Case Study: Two-Way Radio Connectivity with Bigleaf Networks
Thanks to our partners at Bigleaf Networks for the following overview of how we ensure a resilient two-way radio network for customers across the West, including radio users in Spokane, Seattle, Tacoma, Puget Sound, Vancouver, Portland, Eugene-Springfield, Roseburg, Grants Pass, Salem, Antioch, San Francisco Bay Area and Silicon Valley, Fortuna, Monterey-Salinas, Sacramento and nearly everywhere in between.
For over 60 years, Silke Communications has delivered two-way radio communications to organizations across the Western United States. From school districts and transportation fleets to ambulance services and public safety agencies, Silke supports customers whose operations (and safety) depend on reliable, always-available communication.
From its start in Eugene, Oregon, Silke Communications has grown into a multi-state operation supported by nearly 100 radio tower sites, many located on mountaintops, remote ridgelines, and rugged terrain where traditional wired connectivity is unavailable or unreliable. These towers work together as a single, interconnected system, allowing users from school districts and public safety agencies to transportation fleets and ambulance services, to maintain seamless push-to-talk communication as they move across large geographic regions.

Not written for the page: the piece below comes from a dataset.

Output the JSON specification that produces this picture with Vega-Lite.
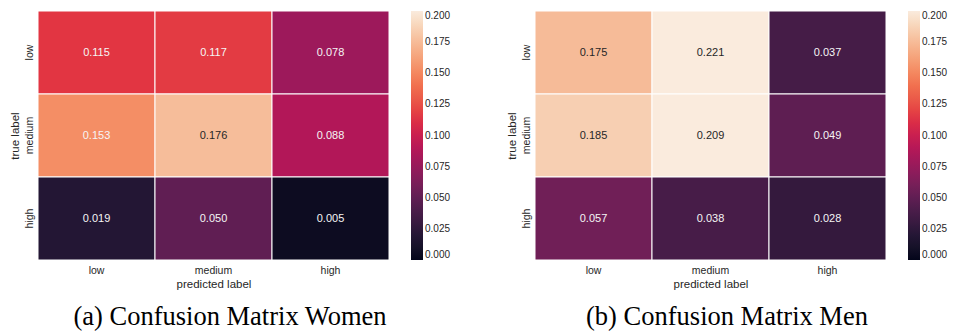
{
  "$schema": "https://vega.github.io/schema/vega-lite/v6.json",
  "padding": {"left": 9, "top": 10, "right": 0, "bottom": 0},
  "background": "white",
  "spacing": 55,
  "datasets": {
    "women": [
      {"true": "low", "pred": "low", "value": 0.115},
      {"true": "low", "pred": "medium", "value": 0.117},
      {"true": "low", "pred": "high", "value": 0.078},
      {"true": "medium", "pred": "low", "value": 0.153},
      {"true": "medium", "pred": "medium", "value": 0.176},
      {"true": "medium", "pred": "high", "value": 0.088},
      {"true": "high", "pred": "low", "value": 0.019},
      {"true": "high", "pred": "medium", "value": 0.050},
      {"true": "high", "pred": "high", "value": 0.005}
    ],
    "men": [
      {"true": "low", "pred": "low", "value": 0.175},
      {"true": "low", "pred": "medium", "value": 0.221},
      {"true": "low", "pred": "high", "value": 0.037},
      {"true": "medium", "pred": "low", "value": 0.185},
      {"true": "medium", "pred": "medium", "value": 0.209},
      {"true": "medium", "pred": "high", "value": 0.049},
      {"true": "high", "pred": "low", "value": 0.057},
      {"true": "high", "pred": "medium", "value": 0.038},
      {"true": "high", "pred": "high", "value": 0.028}
    ]
  },
  "resolve": {"scale": {"color": "independent"}, "legend": {"color": "independent"}},
  "config": {
    "view": {"stroke": null},
    "axis": {
      "domain": false, "ticks": false, "grid": false,
      "labelFont": "Liberation Sans", "titleFont": "Liberation Sans",
      "labelColor": "#262626", "titleColor": "#262626",
      "titleFontWeight": "normal", "labelFontSize": 10.5, "titleFontSize": 11.5
    },
    "axisX": {"labelPadding": 5, "titlePadding": 3, "labelAngle": 0},
    "axisY": {"labelPadding": 4, "titlePadding": 4, "labelAngle": -90},
    "legend": {
      "gradientLength": 249, "gradientThickness": 12, "offset": 22, "padding": 0,
      "labelFont": "Liberation Sans", "labelFontSize": 10, "labelColor": "#262626",
      "labelOffset": 7, "labelOverlap": false, "gradientStrokeWidth": 0, "direction": "vertical"
    },
    "title": {"font": "Liberation Serif", "fontSize": 26.5, "fontWeight": "normal", "color": "#000000"}
  },
  "hconcat": [
    {
      "title": {"text": "(a) Confusion Matrix Women", "orient": "bottom", "frame": "bounds", "anchor": "middle", "offset": 14},
      "data": {"name": "women"},
      "width": 351, "height": 249,
      "encoding": {
        "x": {"field": "pred", "type": "nominal", "sort": ["low", "medium", "high"], "title": "predicted label"},
        "y": {"field": "true", "type": "nominal", "sort": ["low", "medium", "high"], "title": "true label"}
      },
      "layer": [
        {
          "mark": {"type": "rect", "stroke": "white", "strokeWidth": 1},
          "encoding": {
            "color": {
              "field": "value", "type": "quantitative",
              "scale": {
                "domain": [0, 0.0285714, 0.0571429, 0.0857143, 0.1142857, 0.1428571, 0.1714286, 0.2],
                "range": ["#03051a", "#35193e", "#701f57", "#ad1759", "#e13342", "#f37651", "#f6b48f", "#faebdd"],
                "clamp": true
              },
              "legend": {"title": null, "values": [0, 0.025, 0.05, 0.075, 0.1, 0.125, 0.15, 0.175, 0.2], "format": ".3f"}
            }
          }
        },
        {
          "mark": {"type": "text", "font": "Liberation Sans", "fontSize": 11},
          "encoding": {
            "text": {"field": "value", "type": "quantitative", "format": ".3f"},
            "color": {"condition": {"test": "datum.value > 0.165", "value": "#262626"}, "value": "#f5f5f5"}
          }
        }
      ]
    },
    {
      "title": {"text": "(b) Confusion Matrix Men", "orient": "bottom", "frame": "bounds", "anchor": "middle", "offset": 14},
      "data": {"name": "men"},
      "width": 351, "height": 249,
      "encoding": {
        "x": {"field": "pred", "type": "nominal", "sort": ["low", "medium", "high"], "title": "predicted label"},
        "y": {"field": "true", "type": "nominal", "sort": ["low", "medium", "high"], "title": "true label"}
      },
      "layer": [
        {
          "mark": {"type": "rect", "stroke": "white", "strokeWidth": 1},
          "encoding": {
            "color": {
              "field": "value", "type": "quantitative",
              "scale": {
                "domain": [0, 0.0285714, 0.0571429, 0.0857143, 0.1142857, 0.1428571, 0.1714286, 0.2],
                "range": ["#03051a", "#35193e", "#701f57", "#ad1759", "#e13342", "#f37651", "#f6b48f", "#faebdd"],
                "clamp": true
              },
              "legend": {"title": null, "values": [0, 0.025, 0.05, 0.075, 0.1, 0.125, 0.15, 0.175, 0.2], "format": ".3f"}
            }
          }
        },
        {
          "mark": {"type": "text", "font": "Liberation Sans", "fontSize": 11},
          "encoding": {
            "text": {"field": "value", "type": "quantitative", "format": ".3f"},
            "color": {"condition": {"test": "datum.value > 0.165", "value": "#262626"}, "value": "#f5f5f5"}
          }
        }
      ]
    }
  ]
}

But as the network expanded, so did the risks.
A Single Connectivity Failure Can Isolate an Entire Tower
Mike Sadlowski, CTO at Silke Communications, has overseen the design and operation of the company’s radio network since 2012. He understands the stakes clearly: if a single tower loses its backhaul connection, radios routed through that site can become isolated, cutting off communication to drivers, dispatchers, and first responders.
“When you’re supporting emergency services, buses, or remote workers,” Sadlowski explained, “downtime isn’t an inconvenience. It’s catastrophic.”
Silke faced several persistent challenges as the network grew:
Limited or unreliable connectivity options at remote tower sites. Many locations had only one viable ISP, inconsistent service quality, or no static IP availability.
Extreme sensitivity to latency and packet loss. While voice traffic is low bandwidth, it is highly time-sensitive; minor disruptions can severely degrade audio quality.
Difficult and sometimes hazardous site access. Reaching certain towers requires hours of travel and can be dangerous during seasonal weather conditions.
High expectations from mission-critical customers. Public safety partners, in particular, leave no margin for error.
Without a way to intelligently manage performance across unpredictable circuits, Silke risked outages, emergency support escalations, and service failures that could put communities at risk.
To protect the growing network, they turned to Bigleaf.
Intelligent, Resilient Connectivity for Every Tower
Bigleaf delivered the capabilities Silke needed most:
Redundancy Across Any Available Circuit: Silke combines fiber, fixed wireless, LTE/5G, and Starlink at tower sites where available, without dependence on any single carrier. When static (public routable) IPs are unavailable from carriers, Bigleaf IP blocks provide the flexibility required for stable routing and network operations.
Real-Time Optimization for Voice Traffic: Bigleaf continuously measures latency, jitter, and packet loss across all active circuits and routes traffic over the best available path. When conditions degrade, traffic shifts automatically and seamlessly, maintaining clear, uninterrupted audio for Silke’s UDP-based voice communications.
Remote Visibility and Diagnostics: With Bigleaf’s real-time performance data, Silke’s team can quickly identify circuit degradation, isolate issues, and resolve problems remotely, reducing the need for costly, time-consuming, and sometimes dangerous site visits.
“It’s given us true sleep-at-night capability,” said Sadlowski. “Your solution finds the best route from point A to point B—and that’s not on me anymore.”
Reliable Communication, Even in the Most Remote Environments
With Bigleaf in place, Silke has strengthened the resilience of its entire radio network, ensuring consistent, reliable communication for mission-critical customers across challenging terrain.
Latency-sensitive voice traffic remains clear and stable, even when individual circuits fluctuate. Tower outages no longer cascade into communication failures. And with greater visibility into network performance, Silke can operate more efficiently without increasing operational risk.
Most importantly, Bigleaf gives Sadlowski and his team confidence that their network can withstand unpredictable ISP behavior, environmental challenges, and connectivity interruptions, so Silke’s customers stay connected when it matters most.